From the first line of the data below through the line bearing "(0,0) rectangle (1795,750);", reproduce each line exactly; do not include pictures.

════

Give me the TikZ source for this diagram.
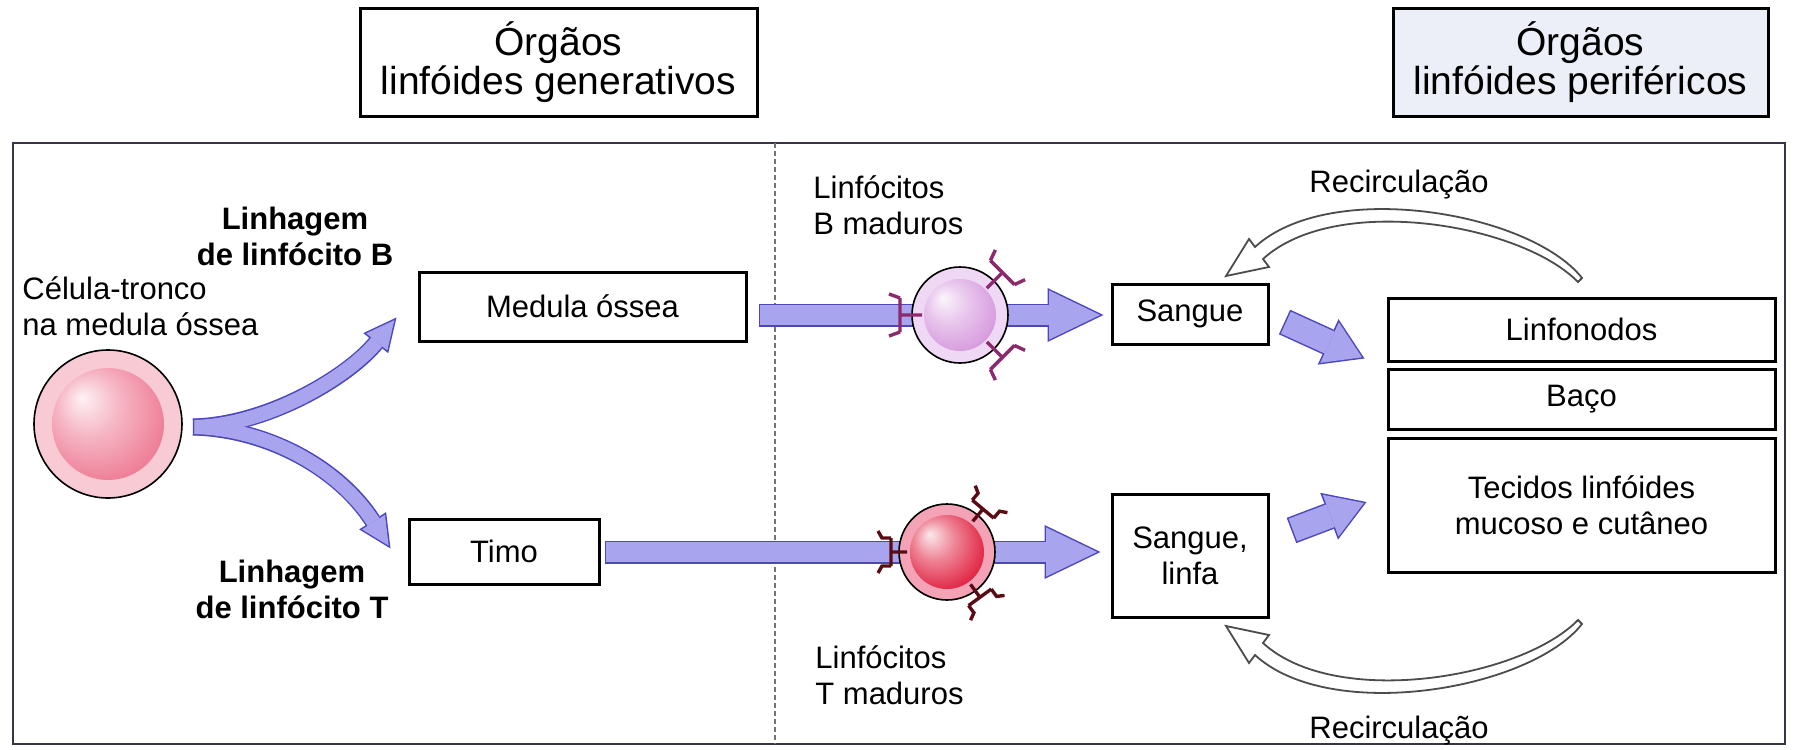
\documentclass[tikz,border=0pt]{standalone}
\usepackage{fontspec}
\setmainfont{Liberation Sans}
\usetikzlibrary{arrows.meta,calc}

\definecolor{lilas}{HTML}{A8A5EE}
\definecolor{lilasescuro}{HTML}{4D47BC}
\definecolor{azulclaro}{HTML}{ECEFF8}
\definecolor{moldura}{HTML}{3A3346}
\definecolor{anelrosa}{HTML}{F8CAD4}
\definecolor{anellilas}{HTML}{EFD8F3}
\definecolor{anelvermelho}{HTML}{F3A3B5}
\definecolor{nucleorosa}{HTML}{EE7A94}
\definecolor{nucleolilas}{HTML}{D699DE}
\definecolor{nucleovermelho}{HTML}{E0203F}
\definecolor{correceptorB}{HTML}{8C2A6E}
\definecolor{correceptorT}{HTML}{5A0C14}

% nucleo das celulas: brilho em cima a esquerda
\colorlet{corbola}{red}
\pgfdeclareradialshading[corbola]{bola}{\pgfpoint{-12bp}{12bp}}{%
  color(0bp)=(corbola!10!white); color(14bp)=(corbola!55!white);
  color(32bp)=(corbola); color(50bp)=(corbola!92!black)}

\tikzset{
  caixa/.style={draw,line width=1.5pt,inner sep=0pt},
  borda/.style n args={3}{draw=lilasescuro,line width=#1,
    -{Triangle[length=#2,width=#3,line width=0pt]}},
  miolo/.style n args={4}{draw=lilas,line width=#1,shorten <=0.75pt,shorten >=#4,
    -{Triangle[length=#2,width=#3,line width=0pt]}},
  recirc/.style={draw=black!70,line width=0.9pt,fill=white},
  anticorpoB/.style={draw=correceptorB,line width=1.7pt},
  anticorpoT/.style={draw=correceptorT,line width=1.7pt},
}

% receptores na membrana (centro, angulo)
\newcommand{\receptorb}[2]{%
  \begin{scope}[shift={(#1)},rotate=#2]
    \draw[anticorpoB] (38,0) -- (60,0) (60,-17) -- (60,17)
      (60,-17) -- (71,-21) (60,17) -- (71,21);
  \end{scope}}
\newcommand{\receptort}[2]{%
  \begin{scope}[shift={(#1)},rotate=#2]
    \draw[anticorpoT] (40,0) -- (56,0) (56,-14) -- (56,14)
      (56,-14) -- (65,-14) -- (69,-21) (56,14) -- (65,14) -- (69,21);
  \end{scope}}

% seta branca de recirculacao
\newcommand{\recirculacao}{%
  \draw[recirc] (1582,278) .. controls (1530,212) and (1330,178) .. (1255,247)
    -- (1249,239) -- (1226,276) -- (1269,267) -- (1263,259)
    .. controls (1335,193) and (1520,223) .. (1578,282) -- cycle;}

\begin{document}
\begin{tikzpicture}[x=0.5pt,y=-0.5pt]
	\tikzstyle{every node} = [align=center,font=\fontsize{15.5}{18}\selectfont]
	\useasboundingbox (0,0) rectangle (1795,750);
	
	% cabecalhos
	\node[caixa,minimum width=198.5pt,minimum height=54pt,font=\fontsize{19.5}{19.5}\selectfont]
	  (gerador) at (558.5,62) {Órgãos\\linfóides generativos};
	\node[caixa,fill=azulclaro,minimum width=187.5pt,minimum height=54pt,font=\fontsize{19.5}{19.5}\selectfont]
	  (periferico) at (1580.5,62) {Órgãos\\linfóides periféricos};
	
	\draw[moldura,line width=1pt] (13,143) rectangle (1785,744);
	\draw[black!55,line width=0.8pt,dash pattern=on 2.5pt off 1.5pt] (775,143) -- (775,744);
	
	% caixas
	\node[caixa,minimum width=163.5pt,minimum height=34.5pt] (medula) at (582.5,306.5) {Medula óssea};
	\node[caixa,minimum width=95pt,minimum height=32.5pt] (timo) at (504,551.5) {Timo};
	\node[caixa,minimum width=78pt,minimum height=30pt] (sangue) at (1190,314) {Sangue};
	\node[caixa,minimum width=78pt,minimum height=61.5pt] (sanglinfa) at (1190,555.5) {Sangue,\\linfa};
	\node[caixa,minimum width=193.5pt,minimum height=31.5pt] (linfonodos) at (1581.5,329.5) {Linfonodos};
	\node[caixa,minimum width=193.5pt,minimum height=30pt] (baco) at (1581.5,399) {Baço};
	\node[caixa,minimum width=193.5pt,minimum height=67pt] (tecidos) at (1581.5,505) {Tecidos linfóides\\mucoso e cutâneo};
	
	\coordinate (garfo) at (193,427);
	\coordinate (centroB) at (960,315);
	\coordinate (centroT) at (947,552);
	
	% setas lilases: contorno primeiro, depois o miolo
	\draw[borda={8.5pt}{16.5pt}{16pt}] (garfo) .. controls (270,425) and (350,375) .. ($(medula.west)+(-21,11)$);
	\draw[borda={8.5pt}{16.5pt}{16pt}] (garfo) .. controls (270,429) and (340,470) .. ($(timo.west)+(-17,-3)$);
	\draw[miolo={7pt}{14pt}{13.6pt}{1.7pt}] (garfo) .. controls (270,425) and (350,375) .. ($(medula.west)+(-21,11)$);
	\draw[miolo={7pt}{14pt}{13.6pt}{1.7pt}] (garfo) .. controls (270,429) and (340,470) .. ($(timo.west)+(-17,-3)$);
	
	\draw[borda={11.5pt}{28pt}{27pt}] ($(medula.east|-centroB)+(11,0)$) -- ($(sangue.west|-centroB)+(-7,0)$);
	\draw[miolo={10pt}{25.5pt}{24.6pt}{1.7pt}] ($(medula.east|-centroB)+(11,0)$) -- ($(sangue.west|-centroB)+(-7,0)$);
	\draw[borda={11.5pt}{28pt}{27pt}] ($(timo.east|-centroT)+(4,0)$) -- ($(sanglinfa.west|-centroT)+(-10,0)$);
	\draw[miolo={10pt}{25.5pt}{24.6pt}{1.7pt}] ($(timo.east|-centroT)+(4,0)$) -- ($(sanglinfa.west|-centroT)+(-10,0)$);
	
	\draw[borda={13.5pt}{20pt}{25pt}] ($(sangue.east)+(15,8)$) -- ($(linfonodos.south west)+(-22,-4)$);
	\draw[miolo={12pt}{17.8pt}{22.3pt}{1.4pt}] ($(sangue.east)+(15,8)$) -- ($(linfonodos.south west)+(-22,-4)$);
	\draw[borda={13.5pt}{20pt}{25pt}] ($(sanglinfa.east)+(22,-25)$) -- ($(tecidos.west)+(-20,-3)$);
	\draw[miolo={12pt}{17.8pt}{22.3pt}{1.4pt}] ($(sanglinfa.east)+(22,-25)$) -- ($(tecidos.west)+(-20,-3)$);
	
	% celulas
	\node[circle,draw,line width=0.8pt,fill=anelrosa,minimum size=74pt,inner sep=0pt] (tronco) at (108,424) {};
	\colorlet{corbola}{nucleorosa}
	\shade[shading=bola] (tronco.center) circle (56);
	
	\node[circle,draw,line width=0.8pt,fill=anellilas,minimum size=48pt,inner sep=0pt] (linfB) at (centroB) {};
	\colorlet{corbola}{nucleolilas}
	\shade[shading=bola] (linfB.center) circle (36);
	\receptorb{linfB.center}{180}
	\receptorb{linfB.center}{45}
	\receptorb{linfB.center}{-45}
	
	\node[circle,draw,line width=0.8pt,fill=anelvermelho,minimum size=48pt,inner sep=0pt] (linfT) at (centroT) {};
	\colorlet{corbola}{nucleovermelho}
	\shade[shading=bola] (linfT.center) circle (37);
	\receptort{linfT.center}{180}
	\receptort{linfT.center}{50}
	\receptort{linfT.center}{-54}
	
	% recirculacao
	\recirculacao
	\begin{scope}[shift={(0,902)},yscale=-1]
	  \recirculacao
	\end{scope}
	
	% textos
	\node[anchor=north west,align=left,inner sep=0pt] (txtronco) at (22,276) {Célula-tronco\\na medula óssea};
	\node[anchor=north,inner sep=0pt,font=\fontsize{15.5}{18}\selectfont\bfseries] (linhagemB) at (295,207) {Linhagem\\de linfócito B};
	\node[anchor=north,inner sep=0pt,font=\fontsize{15.5}{18}\selectfont\bfseries] (linhagemT) at (292,560) {Linhagem\\de linfócito T};
	\node[anchor=north west,align=left,inner sep=0pt] (txlinfB) at (813,175) {Linfócitos\\B maduros};
	\node[anchor=north west,align=left,inner sep=0pt] (txlinfT) at (815,645) {Linfócitos\\T maduros};
	\node[anchor=base,inner sep=0pt] (recircA) at (1399,192) {Recirculação};
	\node[anchor=base,inner sep=0pt] (recircB) at (1399,738) {Recirculação};
\end{tikzpicture}
\end{document}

════

> _ANSWER TO THE EXERCISE_
Give me the TikZ source for this diagram.
\documentclass[tikz,border=0pt]{standalone}
\usepackage{fontspec}
\setmainfont{Liberation Sans}
\usetikzlibrary{arrows.meta,calc}

\definecolor{lilas}{HTML}{A8A5EE}
\definecolor{lilasescuro}{HTML}{4D47BC}
\definecolor{azulclaro}{HTML}{ECEFF8}
\definecolor{moldura}{HTML}{3A3346}
\definecolor{anelrosa}{HTML}{F8CAD4}
\definecolor{anellilas}{HTML}{EFD8F3}
\definecolor{anelvermelho}{HTML}{F3A3B5}
\definecolor{nucleorosa}{HTML}{EE7A94}
\definecolor{nucleolilas}{HTML}{D699DE}
\definecolor{nucleovermelho}{HTML}{E0203F}
\definecolor{correceptorB}{HTML}{8C2A6E}
\definecolor{correceptorT}{HTML}{5A0C14}

% nucleo das celulas: brilho em cima a esquerda
\colorlet{corbola}{red}
\pgfdeclareradialshading[corbola]{bola}{\pgfpoint{-12bp}{12bp}}{%
  color(0bp)=(corbola!10!white); color(14bp)=(corbola!55!white);
  color(32bp)=(corbola); color(50bp)=(corbola!92!black)}

\tikzset{
  caixa/.style={draw,line width=1.5pt,inner sep=0pt},
  borda/.style n args={3}{draw=lilasescuro,line width=#1,
    -{Triangle[length=#2,width=#3,line width=0pt]}},
  miolo/.style n args={4}{draw=lilas,line width=#1,shorten <=0.75pt,shorten >=#4,
    -{Triangle[length=#2,width=#3,line width=0pt]}},
  recirc/.style={draw=black!70,line width=0.9pt,fill=white},
  anticorpoB/.style={draw=correceptorB,line width=1.7pt},
  anticorpoT/.style={draw=correceptorT,line width=1.7pt},
}

% receptores na membrana (centro, angulo)
\newcommand{\receptorb}[2]{%
  \begin{scope}[shift={(#1)},rotate=#2]
    \draw[anticorpoB] (38,0) -- (60,0) (60,-17) -- (60,17)
      (60,-17) -- (71,-21) (60,17) -- (71,21);
  \end{scope}}
\newcommand{\receptort}[2]{%
  \begin{scope}[shift={(#1)},rotate=#2]
    \draw[anticorpoT] (40,0) -- (56,0) (56,-14) -- (56,14)
      (56,-14) -- (65,-14) -- (69,-21) (56,14) -- (65,14) -- (69,21);
  \end{scope}}

% seta branca de recirculacao
\newcommand{\recirculacao}{%
  \draw[recirc] (1582,278) .. controls (1530,212) and (1330,178) .. (1255,247)
    -- (1249,239) -- (1226,276) -- (1269,267) -- (1263,259)
    .. controls (1335,193) and (1520,223) .. (1578,282) -- cycle;}

\begin{document}
\begin{tikzpicture}[x=0.5pt,y=-0.5pt]
	\tikzstyle{every node} = [align=center,font=\fontsize{15.5}{18}\selectfont]
	\useasboundingbox (0,0) rectangle (1795,750);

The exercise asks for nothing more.